President Obama Signs Landmark Boulder-White Clouds Bill Into Law 

click to enlarge ED CANNADY
  • Ed Cannady
Surrounded by many familiar faces in Idaho environmental advocacy work, President Barack Obama did something on the morning of Aug. 7 that advocates and lawmakers have been working towards for more than four decades. At 11:55 p.m., eastern time, Obama signed H.R. 1138—the "Sawtooth National Recreation Area and Jerry Peak Wilderness Additions Act" into law. That makes 275,665 acres of the Boulder-White Cloud mountains in Central Idaho designated Wilderness. 

Behind Obama's desk stood Secretary of the Department of Interior Sally Jewell, Representative Mike Simpson, Idaho Conservation League Executive Director Rick Johnson, the Wilderness Society Idaho Regional Director Craig Gehrke, Stanley City Council President Steve Botti and Sawtooth Society Executive Director Gary O'Malley, among others.

"One of the things we've also been trying to focus on is leaving a legacy for the next generation in preserving this incredible beauty, the God-given blessings that we've received—those of us who live here in the United Sates of America," Obama said. "I think everybody here knows that one of the prettiest states that we have with some of the greatest national treasures is the great state of Idaho. I am very proud to be able to sign this piece of legislation."
"This is a remarkable area. It is used by fishermen, hunters, rafters, people taking hikes. It is not only beautiful, but it's also an important economic engine for the state—attracting tourism, creating jobs. ... We want to urge the American people to visit these new, incredible Wilderness areas, and recognize that not only will this give opportunities to people in Idaho, but it's going to be there for future generations as well."
 —President Barack Obama
During the same ceremony, Obama also took a moment to thank wildland firefighters tackling fires across the western U.S..

"As I've noted before, we've seen a consistent escalation of the severity and length of wildfire season, and a lot of that is attributable to the fact that climate change" is creating a loss of water and more vulnerability to fires.

He added that his administration is working to funnel more funding towards firefighting efforts, as well as to engage in conservation plans that prevent fires in the first place.

The Boulder-White Clouds Wilderness bill found its way to Obama's desk after it passed in both the U.S. House of Representatives and the U.S. Senate earlier this month. Rep. Simpsons crafted the bill as a scaled-down version of past bills he's taken to Congress to garner the area permanent protection. An identical bill passed in the Senate after Sen. Jim Risch helped push it along.

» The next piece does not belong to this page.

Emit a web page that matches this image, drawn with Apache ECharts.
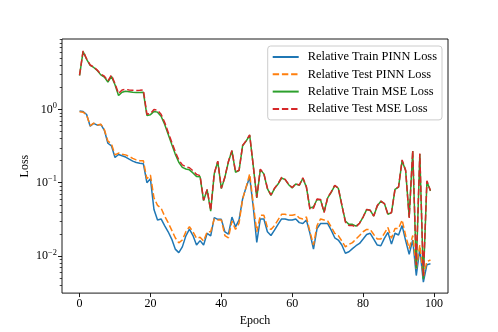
<!DOCTYPE html>
<html>
<head>
<meta charset="utf-8">
<script src="https://cdn.jsdelivr.net/npm/echarts@6/dist/echarts.min.js"></script>
<style>
html,body{margin:0;padding:0;background:#fff;}
#chart{width:498px;height:332px;}
</style>
</head>
<body>
<div id="chart"></div>
<script>
const epochs = [0,1,2,3,4,5,6,7,8,9,10,11,12,13,14,15,16,17,18,19,20,21,22,23,24,25,26,27,28,29,30,31,32,33,34,35,36,37,38,39,40,41,42,43,44,45,46,47,48,49,50,51,52,53,54,55,56,57,58,59,60,61,62,63,64,65,66,67,68,69,70,71,72,73,74,75,76,77,78,79,80,81,82,83,84,85,86,87,88,89,90,91,92,93,94,95,96,97,98,99];

const trainPinn = [0.95,0.94,0.855,0.59,0.645,0.61,0.625,0.52,0.346,0.319,0.221,0.243,0.233,0.224,0.21,0.197,0.189,0.184,0.182,0.1,0.113,0.043,0.031,0.032,0.026,0.0214,0.017,0.0124,0.0111,0.0133,0.0188,0.0232,0.019,0.0141,0.0162,0.0141,0.0204,0.0188,0.0334,0.0316,0.0316,0.0214,0.0199,0.034,0.025,0.031,0.06,0.087,0.119,0.047,0.0153,0.032,0.032,0.0214,0.019,0.0225,0.027,0.032,0.032,0.031,0.031,0.032,0.0285,0.0277,0.031,0.0204,0.0124,0.0237,0.0277,0.0277,0.0277,0.0225,0.0177,0.0165,0.0141,0.0109,0.0114,0.0126,0.0138,0.0148,0.017,0.0196,0.0204,0.017,0.0141,0.0138,0.0174,0.021,0.0145,0.0204,0.0193,0.026,0.0162,0.0105,0.0165,0.0054,0.0126,0.0044,0.0076,0.0078];

const testPinn = [0.93,0.92,0.84,0.6,0.65,0.615,0.63,0.53,0.37,0.34,0.24,0.254,0.245,0.24,0.228,0.215,0.205,0.2,0.2,0.113,0.127,0.062,0.049,0.045,0.035,0.0285,0.0225,0.0177,0.0151,0.0165,0.0214,0.025,0.0214,0.0174,0.018,0.016,0.0214,0.0214,0.032,0.031,0.031,0.019,0.0177,0.03,0.023,0.028,0.06,0.087,0.132,0.052,0.0214,0.036,0.036,0.0245,0.023,0.026,0.031,0.037,0.037,0.036,0.036,0.037,0.033,0.032,0.034,0.0214,0.0141,0.026,0.032,0.031,0.03,0.025,0.0204,0.019,0.016,0.0133,0.0144,0.0152,0.017,0.019,0.0214,0.023,0.023,0.0196,0.017,0.017,0.0204,0.0245,0.0174,0.0237,0.0237,0.031,0.019,0.0126,0.019,0.0067,0.0141,0.0052,0.0084,0.0088];

const trainMse = [2.9,6.2,4.85,4.0,3.75,3.4,2.97,2.77,2.37,2.83,2.18,1.55,1.72,1.77,1.75,1.72,1.7,1.71,1.72,0.83,0.85,0.94,0.92,0.81,0.63,0.46,0.336,0.246,0.19,0.162,0.154,0.15,0.136,0.122,0.121,0.057,0.08,0.041,0.132,0.195,0.083,0.118,0.193,0.273,0.139,0.146,0.319,0.37,0.445,0.171,0.062,0.151,0.132,0.083,0.067,0.083,0.096,0.116,0.11,0.094,0.085,0.096,0.092,0.115,0.087,0.045,0.047,0.059,0.058,0.04,0.062,0.074,0.091,0.084,0.049,0.03,0.027,0.027,0.0255,0.028,0.034,0.043,0.042,0.035,0.048,0.056,0.052,0.037,0.039,0.081,0.087,0.2,0.146,0.034,0.27,0.0068,0.246,0.0048,0.104,0.077];

const testMse = [2.95,6.3,4.9,4.05,3.8,3.45,3.05,2.85,2.45,2.95,2.25,1.65,1.85,1.88,1.85,1.83,1.82,1.83,1.85,0.86,0.88,1.0,0.98,0.86,0.67,0.49,0.36,0.265,0.205,0.175,0.166,0.16,0.146,0.13,0.125,0.058,0.081,0.042,0.134,0.197,0.084,0.12,0.195,0.275,0.141,0.148,0.322,0.375,0.45,0.173,0.063,0.153,0.134,0.084,0.068,0.084,0.097,0.118,0.111,0.095,0.086,0.097,0.093,0.117,0.088,0.043,0.045,0.06,0.059,0.039,0.063,0.075,0.092,0.085,0.05,0.029,0.026,0.026,0.025,0.028,0.034,0.043,0.042,0.035,0.049,0.056,0.052,0.037,0.039,0.082,0.088,0.205,0.148,0.033,0.275,0.0075,0.25,0.0052,0.106,0.078];

const xTicks = [0,20,40,60,80,100];
const yMajor = [0.01,0.1,1];
const yMinor = [0.004,0.005,0.006,0.007,0.008,0.009,0.02,0.03,0.04,0.05,0.06,0.07,0.08,0.09,0.2,0.3,0.4,0.5,0.6,0.7,0.8,0.9,2,3,4,5,6,7,8,9];
const seriesNames = ['Relative Train PINN Loss','Relative Test PINN Loss','Relative Train MSE Loss','Relative Test MSE Loss'];
const colors = ['#1f77b4','#ff7f0e','#2ca02c','#d62728'];

const FONT = '"Liberation Serif", "Times New Roman", "DejaVu Serif", serif';
const chart = echarts.init(document.getElementById('chart'), null, {renderer:'canvas'});

function pairs(arr){ return arr.map((v,i)=>[epochs[i], v]); }
const allData = [trainPinn, testPinn, trainMse, testMse];
const dashed = [false, true, false, true];

const yMin = 0.00311, yMax = 9.17;

const option = {
  animation: false,
  backgroundColor: '#fff',
  textStyle: {fontFamily: FONT},
  grid: {left: 62, right: 50, top: 39, bottom: 37, show: true, borderColor: '#000', borderWidth: 0.9, containLabel: false},
  legend: {
    orient: 'vertical', right: 56, top: 46,
    itemWidth: 26, itemHeight: 10, itemGap: 3.3,
    padding: [4, 5, 4, 4],
    backgroundColor: 'rgba(255,255,255,0.8)',
    borderColor: '#cccccc', borderWidth: 1, borderRadius: 3,
    itemStyle: {opacity: 0},
    textStyle: {fontFamily: FONT, fontSize: 12.4, color: '#000', lineHeight: 14, padding: [0,0,0,4]},
    data: seriesNames
  },
  xAxis: {
    type: 'value', min: -4.95, max: 103.95,
    name: 'Epoch', nameLocation: 'middle', nameGap: 19,
    nameTextStyle: {fontFamily: FONT, fontSize: 12, color: '#000'},
    axisLine: {show: false, onZero: false},
    axisTick: {show: true, length: 4, lineStyle: {color: '#000', width: 0.9}, customValues: xTicks},
    axisLabel: {fontFamily: FONT, fontSize: 12, color: '#000', margin: 5, customValues: xTicks},
    splitLine: {show: false}
  },
  yAxis: [{
    type: 'log', logBase: 10, min: yMin, max: yMax,
    name: 'Loss', nameLocation: 'middle', nameGap: 31, nameMoveOverlap: false,
    nameTextStyle: {fontFamily: FONT, fontSize: 12, color: '#000'},
    axisLine: {show: false, onZero: false},
    axisTick: {show: true, length: 4, lineStyle: {color: '#000', width: 0.9}, customValues: yMajor},
    axisLabel: {
      margin: 5, customValues: yMajor, color: '#000',
      formatter: function(v){
        const e = Math.round(Math.log10(v));
        return '{b|10}{s|' + (e < 0 ? '\u2212' + (-e) : String(e)) + '}';
      },
      rich: {
        b: {fontFamily: FONT, fontSize: 12, color: '#000'},
        s: {fontFamily: FONT, fontSize: 8.4, color: '#000', verticalAlign: 'top', padding: [0,0,7,0]}
      }
    },
    splitLine: {show: false}
  },{
    type: 'log', logBase: 10, min: yMin, max: yMax, position: 'left',
    axisLine: {show: false, onZero: false},
    axisTick: {show: true, length: 2.3, lineStyle: {color: '#000', width: 0.7}, customValues: yMinor},
    axisLabel: {show: false},
    splitLine: {show: false}
  }],
  series: allData.map((d, k) => ({
    name: seriesNames[k], type: 'line', yAxisIndex: 0,
    data: pairs(d), symbol: 'none', showSymbol: false,
    lineStyle: {color: colors[k], width: 1.5, type: dashed[k] ? [6.4, 2.8] : 'solid'},
    itemStyle: {color: colors[k]},
    z: 2 + k
  }))
};
chart.setOption(option);
</script>
</body>
</html>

Never before did a Boulder-White Clouds measure see such broad support as bill which finally became law Friday morning. According to the Spokane, Wash. Spokesman-Review, support came from a diverse number of groups including the Custer County Commission, the East Fork of the Salmon River Ranchers, the Idaho Farm Bureau, the Idaho Cattle Association, Idaho Outfitters and Guides, the Pew Charitable Trust, Backcountry Hunters & Anglers, the Sierra Club and the Idaho Recreation Council—representing motorcycle and snowmobile riders.

The bill establishes three separate Wilderness areas in the Sawtooth and Challis national forests: the Hemingway-Boulders Wilderness (67,998 acres), the White Clouds Wilderness (90,769 acres) and the Jim McClure-Jerry Peak Wilderness (116,898 acres).

Obama's signature on this bill effectively kills the campaign to create a national monument at the Boulder-White Clouds. A national monument would have protected nearly 600,000 acres rather than 275,000, but in a news release, ICL Executive Director Rick Johnson said he's OK with it.

"The national monument proclamation ICL and others have been working towards over the last three years would have protected more acreage; but in the end, Congress decided the time for talk was over, and protected 275,000 acres as wilderness," Johnson said in a statement. "At the end of the day, we are pleased that one of Idaho's most treasured areas finally gets the lasting protection it deserves."

Based on information provided by the affected agencies and assuming appropriation of the necessary amounts, the Congressional Budget Office estimates that implementing the bill would cost less than $500,000 over the 2016-2020 period.